Tre'vell Anderson is a journalist, social curator and the host of the “Beyond the Binary” podcast who identifies as nonbinary and uses they/them pronouns.
Anderson spoke to “Inside the Issues” host Alex Cohen during Pride month about their expansive definition of what it means to be nonbinary.
“Some people who use the language of nonbinary use it to describe their gender presentation, their gender expression, how they wear their clothes, different things like that,” Anderson said. “For others of us like myself, nonbinary is my gender identity, it means that I don't identify as a man, I don't identify as a woman, I'm somewhere in between.”
Anderson noted that being nonbinary is also about pushing against gender roles and structures as they are currently dictated in our culture.
They explained this gender identity has a long history in other cultures around the world. Before colonialism and the entrance of Western conceptions of gender, several parts of Africa and Asia structured their societies in ways that were not necessarily patriarchal and contained people who would now be considered transgender or outside of the gender binary.
“Oftentimes people look at nonbinary as this new fad, liberal creation, when in reality, we just don't know our history because it's been removed from the history books,” Anderson said. “The archive of gender transgression has been continuously erased, every decade or so. People feel as if it's something new, when in reality, we belong to a long lineage of gender transgressors.”
The “Beyond the Binary” podcast host explained this erasure leads to cis people, or people who identify with the gender they were assigned at birth, to be more ignorant, insecure and intolerant when interacting with members of the non-binary community.
Anderson argued nonbinary people are the definition of freedom since they are living as their most authentic selves no matter society’s restrictions.

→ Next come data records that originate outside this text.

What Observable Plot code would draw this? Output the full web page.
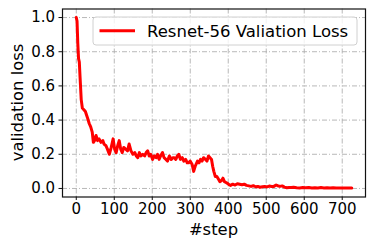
<!DOCTYPE html>
<html>
<head>
<meta charset="utf-8">
<script src="https://cdn.jsdelivr.net/npm/d3@7"></script>
<script src="https://cdn.jsdelivr.net/npm/@observablehq/plot@0.6"></script>
<style>
  html, body { margin: 0; padding: 0; background: #fff; }
  #chart { width: 374px; height: 249px; }
</style>
</head>
<body>
<div id="chart"></div>
<script>
const steps = [0,2,4,6,8,10,13,16,20,24,27,30,34,38,42,45,48,52,56,60,65,70,73,78,82,87,92,97,101,105,109,113,117,121,125,130,135,139,144,149,154,158,162,166,170,175,180,184,188,192,196,201,205,210,214,218,222,227,231,236,240,245,250,254,258,262,266,270,274,279,283,288,292,296,300,305,309,313,319,323,327,331,335,340,344,348,352,356,359,362,366,370,374,378,382,386,390,394,398,402,406,412,418,424,430,436,442,448,454,460,466,472,478,484,490,496,502,508,514,520,526,530,536,542,548,554,560,566,572,580,588,596,604,612,620,628,636,644,652,660,668,676,684,692,700,708,716,725];
const losses = [1.00,0.98,0.85,0.76,0.74,0.65,0.52,0.47,0.46,0.45,0.43,0.41,0.38,0.36,0.33,0.27,0.28,0.31,0.28,0.29,0.27,0.28,0.26,0.25,0.23,0.20,0.24,0.29,0.23,0.21,0.25,0.28,0.23,0.21,0.24,0.23,0.22,0.26,0.22,0.20,0.21,0.19,0.18,0.21,0.19,0.20,0.19,0.21,0.22,0.19,0.20,0.17,0.19,0.18,0.20,0.17,0.19,0.21,0.18,0.17,0.16,0.19,0.17,0.18,0.18,0.17,0.19,0.20,0.17,0.18,0.16,0.17,0.15,0.15,0.16,0.14,0.10,0.13,0.16,0.15,0.17,0.16,0.18,0.17,0.16,0.19,0.18,0.17,0.13,0.10,0.07,0.07,0.055,0.04,0.045,0.06,0.04,0.035,0.03,0.022,0.018,0.025,0.02,0.028,0.025,0.022,0.025,0.018,0.015,0.012,0.016,0.01,0.012,0.007,0.01,0.012,0.009,0.014,0.011,0.012,0.02,0.016,0.012,0.015,0.008,0.004,0.006,0.005,0.007,0.004,0.003,0.005,0.004,0.006,0.003,0.004,0.003,0.005,0.003,0.004,0.002,0.004,0.003,0.002,0.003,0.002,0.002,0.002];
const xTicks = [0,100,200,300,400,500,600,700];
const yTicks = [0.0,0.2,0.4,0.6,0.8,1.0];
const seriesName = "Resnet-56 Valiation Loss";
const xLabel = "#step";
const yLabel = "validation loss";

const data = steps.map((s, i) => ({step: s, loss: losses[i]}));

const W = 374, H = 249;
const mL = 62, mR = 9, mT = 8.5, mB = 52.5;
const FONT = "DejaVu Sans, Liberation Sans, sans-serif";
const gridDash = "5,2,1,2";

const chart = Plot.plot({
  width: W,
  height: H,
  marginLeft: mL,
  marginRight: mR,
  marginTop: mT,
  marginBottom: mB,
  style: {fontFamily: FONT, fontSize: "15px", color: "black", background: "white"},
  x: {domain: [-36.25, 761.25]},
  y: {domain: [-0.05, 1.05]},
  marks: [
    Plot.gridX(xTicks, {stroke: "#b0b0b0", strokeOpacity: 1, strokeWidth: 0.9, strokeDasharray: gridDash}),
    Plot.gridY(yTicks, {stroke: "#b0b0b0", strokeOpacity: 1, strokeWidth: 0.9, strokeDasharray: gridDash}),
    Plot.line(data, {x: "step", y: "loss", stroke: "red", strokeWidth: 3, strokeLinejoin: "round"}),
    Plot.frame({stroke: "#111", strokeWidth: 1.2}),
    Plot.axisX(xTicks, {tickSize: 3.5, tickPadding: 3, fontSize: 15, label: null, stroke: "#111"}),
    Plot.axisY(yTicks, {tickSize: 3.5, tickPadding: 4, fontSize: 15, label: null, tickFormat: d3.format(".1f"), stroke: "#111"})
  ]
});

document.getElementById("chart").appendChild(chart);

// Axis titles and legend (layout only)
const svg = d3.select(chart);
const frameCx = mL + (W - mL - mR) / 2;
const frameCy = mT + (H - mT - mB) / 2;

svg.append("text")
  .attr("x", frameCx).attr("y", 234.5)
  .attr("text-anchor", "middle")
  .style("font-family", FONT).style("font-size", "16.4px").attr("fill", "black")
  .text(xLabel);

svg.append("text")
  .attr("transform", `translate(23,${frameCy}) rotate(-90)`)
  .attr("text-anchor", "middle")
  .style("font-family", FONT).style("font-size", "16.4px").attr("fill", "black")
  .text(yLabel);

const lg = svg.append("g");
lg.append("rect")
  .attr("x", 93).attr("y", 17).attr("width", 264).attr("height", 28).attr("rx", 3)
  .attr("fill", "white").attr("fill-opacity", 0.8).attr("stroke", "#d0d0d0").attr("stroke-width", 1);
lg.append("line")
  .attr("x1", 99.5).attr("x2", 135).attr("y1", 30.7).attr("y2", 30.7)
  .attr("stroke", "red").attr("stroke-width", 3);
lg.append("text")
  .attr("x", 147).attr("y", 36.7)
  .attr("text-anchor", "start")
  .style("font-family", FONT).style("font-size", "16.5px").attr("fill", "black")
  .text(seriesName);
</script>
</body>
</html>
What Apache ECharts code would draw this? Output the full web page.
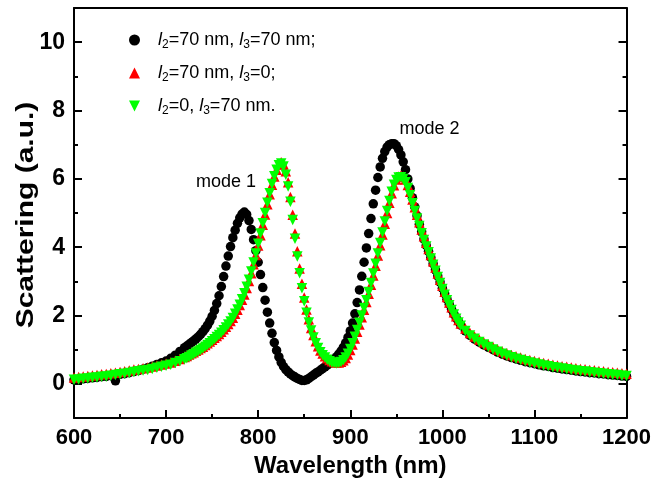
<!DOCTYPE html>
<html>
<head>
<meta charset="utf-8">
<script src="https://cdn.jsdelivr.net/npm/echarts@6/dist/echarts.min.js"></script>
<style>html,body{margin:0;padding:0;background:#fff;}#c{width:654px;height:483px;}</style>
</head>
<body>
<div id="c"></div>
<script>
// Wavelength grid (nm)
const wavelength = [
  600,605,610,615,620,625,630,635,640,645,
  650,655,660,665,670,675,680,685,690,695,
  700,705,710,715,720,
  722.5,725,727.5,730,732.5,735,737.5,740,742.5,745,
  747.5,750,752.5,755,757.5,760,762.5,765,767.5,770,
  772.5,775,777.5,780,782.5,785,787.5,790,792.5,795,
  797.5,800,802.5,805,807.5,810,812.5,815,817.5,820,
  822.5,825,827.5,830,832.5,835,837.5,840,842.5,845,
  847.5,850,852.5,855,857.5,860,862.5,865,867.5,870,
  872.5,875,877.5,880,882.5,885,887.5,890,892.5,895,
  897.5,900,902.5,905,907.5,910,912.5,915,917.5,920,
  922.5,925,927.5,930,932.5,935,937.5,940,942.5,945,
  947.5,950,952.5,955,957.5,960,962.5,965,967.5,970,
  972.5,975,977.5,980,982.5,985,987.5,990,992.5,995,
  997.5,1000,1002.5,1005,1007.5,1010,1012.5,1015,1017.5,1020,
  1025,1030,1035,1040,1045,1050,1055,1060,1065,1070,
  1075,1080,1085,1090,1095,1100,1105,1110,1115,1120,
  1125,1130,1135,1140,1145,1150,1155,1160,1165,1170,
  1175,1180,1185,1190,1195,1200
];
// l2=70 nm, l3=70 nm (black circles)
const scatBoth = [
  0.12,0.13,0.15,0.16,0.18,0.19,0.21,0.22,0.24,0.09,
  0.28,0.30,0.33,0.36,0.39,0.43,0.47,0.52,0.57,0.62,
  0.67,0.75,0.84,0.95,1.06,
  1.11,1.16,1.21,1.26,1.32,1.38,1.45,1.53,1.62,1.72,
  1.84,1.98,2.15,2.35,2.58,2.85,3.14,3.45,3.74,4.02,
  4.28,4.50,4.70,4.86,4.97,5.03,4.96,4.78,4.52,4.22,
  3.90,3.56,3.20,2.82,2.45,2.10,1.78,1.48,1.21,0.98,
  0.79,0.63,0.51,0.42,0.35,0.29,0.24,0.20,0.16,0.13,
  0.10,0.10,0.12,0.16,0.21,0.26,0.31,0.35,0.40,0.45,
  0.50,0.55,0.60,0.66,0.72,0.79,0.87,0.96,1.07,1.20,
  1.36,1.55,1.78,2.05,2.38,2.75,3.15,3.56,3.98,4.40,
  4.84,5.27,5.67,6.04,6.35,6.60,6.80,6.93,7.00,7.03,
  7.03,6.97,6.86,6.70,6.50,6.27,6.00,5.72,5.45,5.18,
  4.92,4.67,4.45,4.24,4.05,3.88,3.70,3.52,3.34,3.16,
  2.98,2.80,2.64,2.48,2.33,2.18,2.05,1.93,1.82,1.72,
  1.55,1.42,1.31,1.22,1.14,1.07,1.00,0.93,0.87,0.82,
  0.77,0.73,0.69,0.65,0.62,0.59,0.56,0.53,0.51,0.48,
  0.46,0.44,0.42,0.40,0.38,0.36,0.35,0.33,0.32,0.30,
  0.29,0.27,0.26,0.25,0.23,0.22
];
// l2=70 nm, l3=0 (red up-triangles)
const scatL2 = [
  0.19,0.20,0.22,0.23,0.25,0.26,0.28,0.29,0.31,0.33,
  0.35,0.37,0.39,0.42,0.44,0.46,0.48,0.51,0.54,0.57,
  0.60,0.63,0.68,0.73,0.79,
  0.82,0.86,0.90,0.93,0.97,1.01,1.05,1.09,1.14,1.19,
  1.24,1.29,1.35,1.40,1.46,1.53,1.60,1.67,1.75,1.84,
  1.94,2.05,2.17,2.31,2.46,2.62,2.81,3.01,3.24,3.50,
  3.77,4.05,4.35,4.66,4.96,5.26,5.55,5.83,6.07,6.27,
  6.42,6.49,6.43,6.22,5.90,5.47,4.95,4.40,3.88,3.38,
  2.93,2.53,2.18,1.89,1.64,1.43,1.25,1.10,0.98,0.89,
  0.81,0.75,0.70,0.66,0.64,0.63,0.63,0.65,0.69,0.76,
  0.86,0.99,1.15,1.33,1.53,1.74,1.95,2.17,2.40,2.64,
  2.90,3.17,3.46,3.76,4.06,4.37,4.69,5.00,5.30,5.58,
  5.81,5.98,6.07,6.10,6.07,5.98,5.82,5.62,5.40,5.17,
  4.95,4.73,4.52,4.32,4.13,3.95,3.77,3.59,3.41,3.23,
  3.05,2.87,2.70,2.54,2.38,2.24,2.10,1.98,1.87,1.77,
  1.62,1.49,1.39,1.30,1.22,1.15,1.08,1.01,0.95,0.90,
  0.85,0.81,0.77,0.73,0.70,0.67,0.64,0.61,0.59,0.56,
  0.54,0.52,0.50,0.48,0.46,0.44,0.43,0.41,0.40,0.38,
  0.37,0.35,0.34,0.33,0.31,0.30
];
// l2=0, l3=70 nm (green down-triangles)
const scatL3 = [
  0.12,0.13,0.15,0.16,0.18,0.19,0.21,0.22,0.24,0.26,
  0.28,0.30,0.32,0.35,0.37,0.39,0.41,0.44,0.47,0.50,
  0.53,0.56,0.61,0.66,0.72,
  0.75,0.79,0.83,0.87,0.91,0.95,0.99,1.04,1.09,1.14,
  1.19,1.25,1.31,1.37,1.43,1.50,1.57,1.65,1.74,1.83,
  1.93,2.05,2.18,2.32,2.48,2.65,2.84,3.05,3.29,3.55,
  3.82,4.10,4.40,4.70,5.00,5.30,5.58,5.85,6.08,6.27,
  6.40,6.45,6.36,6.12,5.78,5.33,4.80,4.25,3.73,3.24,
  2.80,2.42,2.08,1.80,1.56,1.36,1.19,1.05,0.93,0.84,
  0.77,0.71,0.66,0.63,0.61,0.60,0.61,0.64,0.69,0.77,
  0.88,1.02,1.19,1.38,1.58,1.79,2.00,2.22,2.45,2.69,
  2.95,3.23,3.52,3.82,4.12,4.43,4.75,5.06,5.35,5.62,
  5.83,5.97,6.04,6.05,6.00,5.90,5.73,5.52,5.29,5.06,
  4.84,4.62,4.41,4.21,4.02,3.85,3.67,3.49,3.31,3.13,
  2.95,2.78,2.61,2.45,2.30,2.16,2.03,1.91,1.80,1.70,
  1.55,1.42,1.32,1.23,1.15,1.08,1.01,0.94,0.88,0.83,
  0.78,0.74,0.70,0.66,0.63,0.60,0.57,0.54,0.52,0.49,
  0.47,0.45,0.43,0.41,0.39,0.37,0.36,0.34,0.33,0.31,
  0.30,0.28,0.27,0.26,0.24,0.23
];
const seriesNames = ['both', 'l2only', 'l3only'];
const legendRich = {
  both:   '{sp|}{i|l}{s|2}{t|=70 nm, }{i|l}{s|3}{t|=70 nm;}',
  l2only: '{sp|}{i|l}{s|2}{t|=70 nm, }{i|l}{s|3}{t|=0;}',
  l3only: '{sp|}{i|l}{s|2}{t|=0, }{i|l}{s|3}{t|=70 nm.}'
};
const yMajorTicks = [0, 2, 4, 6, 8, 10];
const yMinorTicks = [1, 3, 5, 7, 9];
const modeNotes = [
  { name: 'mode 1', coord: [765, 5.91] },
  { name: 'mode 2', coord: [986, 7.46] }
];

const FONT = '"Liberation Sans", Arial, sans-serif';
const pairs = (ys) => wavelength.map((x, i) => [x, ys[i]]);

const chart = echarts.init(document.getElementById('c'), null, { renderer: 'canvas' });

const tickStyle = { color: '#000', width: 2 };
const lineStyle = { color: '#000', width: 2 };

const option = {
  animation: false,
  backgroundColor: '#fff',
  grid: { left: 74, right: 26, top: 8, bottom: 64, containLabel: false },
  legend: {
    orient: 'vertical',
    left: 124,
    top: 26,
    itemWidth: 11,
    itemHeight: 11,
    itemGap: 13,
    data: [
      { name: 'both', icon: 'circle' },
      { name: 'l2only', icon: 'triangle' },
      { name: 'l3only', icon: 'path://M0,0 L10,0 L5,10 Z' }
    ],
    formatter: (n) => legendRich[n],
    textStyle: {
      fontFamily: FONT, fontSize: 18, color: '#000',
      rich: {
        sp: { width: 13 },
        i: { fontFamily: FONT, fontSize: 18, fontStyle: 'italic', color: '#000' },
        s: { fontFamily: FONT, fontSize: 12, color: '#000', padding: [10, 0, 0, 0] },
        t: { fontFamily: FONT, fontSize: 18, color: '#000' }
      }
    }
  },
  xAxis: [
    {
      type: 'value', position: 'bottom', min: 600, max: 1200, interval: 100,
      name: 'Wavelength (nm)', nameLocation: 'middle', nameGap: 35,
      nameTextStyle: { fontFamily: FONT, fontSize: 24, fontWeight: 'bold', color: '#000' },
      axisLine: { show: true, onZero: false, lineStyle },
      axisTick: { show: true, inside: true, length: 8, lineStyle: tickStyle },
      minorTick: { show: true, splitNumber: 2, length: 4, lineStyle: tickStyle },
      axisLabel: { show: true, margin: 9, fontFamily: FONT, fontSize: 22, fontWeight: 'bold', color: '#000',
        formatter: (v) => String(v) },
      splitLine: { show: false }, minorSplitLine: { show: false }
    },
    {
      type: 'value', position: 'top', min: 600, max: 1200, interval: 100,
      axisLine: { show: true, onZero: false, lineStyle },
      axisTick: { show: false }, axisLabel: { show: false }, splitLine: { show: false }
    }
  ],
  yAxis: [
    {
      type: 'value', position: 'left', min: -1, max: 11,
      axisLine: { show: true, onZero: false, lineStyle },
      axisTick: { show: true, inside: true, length: 8, lineStyle: tickStyle, customValues: yMajorTicks },
      axisLabel: { show: true, margin: 9, fontFamily: FONT, fontSize: 23, fontWeight: 'bold', color: '#000',
        customValues: yMajorTicks, formatter: (v) => String(v) },
      splitLine: { show: false }
    },
    {
      type: 'value', position: 'left', min: -1, max: 11,
      axisLine: { show: false, onZero: false },
      axisTick: { show: true, inside: true, length: 4, lineStyle: tickStyle, customValues: yMinorTicks },
      axisLabel: { show: false, customValues: yMinorTicks },
      splitLine: { show: false }
    },
    {
      type: 'value', position: 'right', min: -1, max: 11,
      axisLine: { show: true, onZero: false, lineStyle },
      axisTick: { show: true, inside: true, length: 8, lineStyle: tickStyle, customValues: yMajorTicks },
      axisLabel: { show: false, customValues: yMajorTicks },
      splitLine: { show: false }
    },
    {
      type: 'value', position: 'right', min: -1, max: 11,
      axisLine: { show: false, onZero: false },
      axisTick: { show: true, inside: true, length: 4, lineStyle: tickStyle, customValues: yMinorTicks },
      axisLabel: { show: false, customValues: yMinorTicks },
      splitLine: { show: false }
    }
  ],
  graphic: [
    {
      type: 'text', x: 26, y: 215, rotation: Math.PI / 2, scaleX: 1.25,
      style: { text: 'Scattering (a.u.)', font: 'bold 24px ' + FONT, fill: '#000', align: 'center', verticalAlign: 'middle' }
    }
  ],
  series: [
    {
      name: seriesNames[0], type: 'scatter', data: pairs(scatBoth),
      symbol: 'circle', symbolSize: 9.5, itemStyle: { color: '#000000', opacity: 1 },
      markPoint: {
        symbol: 'circle', symbolSize: 0,
        label: { show: true, position: 'inside', formatter: '{b}', fontFamily: FONT, fontSize: 18, color: '#000' },
        data: modeNotes
      }
    },
    {
      name: seriesNames[1], type: 'scatter', data: pairs(scatL2),
      symbol: 'triangle', symbolSize: 10.5, itemStyle: { color: '#ff0000', opacity: 1 }
    },
    {
      name: seriesNames[2], type: 'scatter', data: pairs(scatL3),
      symbol: 'triangle', symbolRotate: 180, symbolSize: 10.5, itemStyle: { color: '#00ff00', opacity: 1 }
    }
  ]
};
chart.setOption(option);
</script>
</body>
</html>
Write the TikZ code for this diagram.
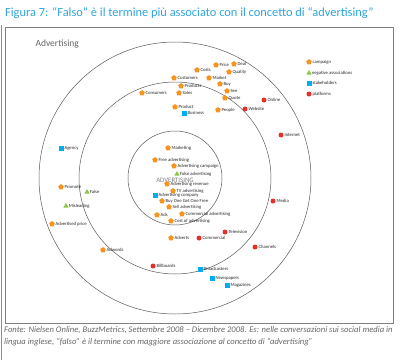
\documentclass[tikz,border=0pt]{standalone}
\usepackage{fontspec}
\setmainfont{Carlito}
\usetikzlibrary{shapes.geometric}
\definecolor{orng}{HTML}{F7941D}
\definecolor{grn}{HTML}{8DC63F}
\definecolor{blu}{HTML}{00AEEF}
\definecolor{rd}{HTML}{E8302A}
\definecolor{ttl}{HTML}{2FA4DC}
\tikzset{
  lbl/.style={font=\fontsize{4.7}{5}\selectfont, inner sep=0.7pt, text=black!85},
  camp/.style={regular polygon, regular polygon sides=5, fill=orng, inner sep=0pt,
    minimum size=5.8pt, label={[lbl]right:#1}},
  neg/.style={regular polygon, regular polygon sides=3, fill=grn, inner sep=0pt,
    minimum size=6pt, label={[lbl]right:#1}},
  stake/.style={rectangle, fill=blu, inner sep=0pt, minimum size=5pt, label={[lbl]right:#1}},
  plat/.style={circle, fill=rd, inner sep=0pt, minimum size=5pt, label={[lbl]right:#1}},
  ring/.style={draw=black!65, line width=0.5pt}
}
\begin{document}
\begin{tikzpicture}[x=1pt,y=-1pt]
\useasboundingbox (0,0) rectangle (400,360);
% title and frame
\node[anchor=west, text=ttl, font=\fontsize{12.4}{13}\selectfont, inner sep=0pt] (title) at (5,13)
  {Figura 7: “Falso” è il termine più associato con il concetto di “advertising”};
\draw[black!50, line width=0.6pt] (5,27) rectangle (393,323);
\draw[black!45, line width=1pt] (1,25) -- (1,360);
\node[anchor=west, text=black!60, font=\fontsize{9.5}{10}\selectfont] (topic) at (32,44) {Advertising};
% rings
\coordinate (ctr) at (175,178);
\draw[ring] (ctr) circle (47) (ctr) circle (96) (ctr) circle (136);
\node[text=black!50, font=\fontsize{6.8}{7}\selectfont, inner sep=0pt] (core) at (175,180) {ADVERTISING};
% campaign
\foreach \x/\y/\t [count=\i] in {197/70/Costs, 216/65/Price, 234/64/Deal, 229/72/Quality,
    174/78/Customers, 209/78/Market, 181/86/Products, 220/84/Buy, 142/93/Consumers,
    179/93/Sales, 227/91/See, 225/98/Quote, 175/107/Product, 218/110/People,
    168/148/Marketing, 155/160/Free advertising, 174/166/Advertising campaign,
    167/184/Advertising revenue, 173/191/TV advertising, 162/201/Buy One Get One Free,
    169/207/Sell advertising, 157/215/Ads, 182/214/Commercial advertising,
    171/221/Cost of advertising, 171/238/Adverts, 61/187/Promote,
    52/224/Advertised price, 103/250/Adwords}
  \node[camp=\t] (camp\i) at (\x,\y) {};
% negative associations
\foreach \x/\y/\t [count=\i] in {177/174/False advertising, 87/192/False, 66/206/Misleading}
  \node[neg=\t] (neg\i) at (\x,\y) {};
% stakeholders
\foreach \x/\y/\t [count=\i] in {184/113/Business, 155/195/Advertising company, 61/148/Agency,
    200/269/Broadcasters, 212/278/Newspapers, 227/285/Magazines}
  \node[stake=\t] (stake\i) at (\x,\y) {};
% platforms
\foreach \x/\y/\t [count=\i] in {264/100/Online, 245/109/Website, 281/135/Internet,
    273/201/Media, 255/247/Channels, 225/232/Television, 199/238/Commercial, 153/266/Billboards}
  \node[plat=\t] (plat\i) at (\x,\y) {};
% legend
\node[camp=campaign] (keyc) at (309,62) {};
\node[neg=negative associations] (keyn) at (309,73) {};
\node[stake=stakeholders] (keys) at (309,83) {};
\node[plat=platforms] (keyp) at (309,94) {};
% source
\node[anchor=north west, align=left, text=black!60, inner sep=0pt,
  font=\fontsize{8.6}{12}\selectfont\itshape] (source) at (4,326)
  {Fonte: Nielsen Online, BuzzMetrics, Settembre 2008 – Dicembre 2008. Es: nelle conversazioni sui social media in\\
   lingua inglese, “falso” è il termine con maggiore associazione al concetto di “advertising”};
\end{tikzpicture}
\end{document}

However, they said nonbinary people can oftentimes face backlash from people who are envious of their liberation.
“When people see us nonbinary folks looking at all of that restriction and control in the face and saying, “we're gonna do our own thing,” it activates something, a jealousy within themselves until they feel as if they have to legislate our identities out of existence.” Anderson said. “They feel like they have to prove to us that we are wrong or deviant, when in reality, we are making a world that holds all of us, no matter how we show up.”
The journalist and social curator said greater representation and visibility of non-binary people in pop culture is a step in the right direction but more cis-identified folks need to show up for the LGBTQ+ community in their everyday lives so that people living outside of the gender binary can feel safe in public.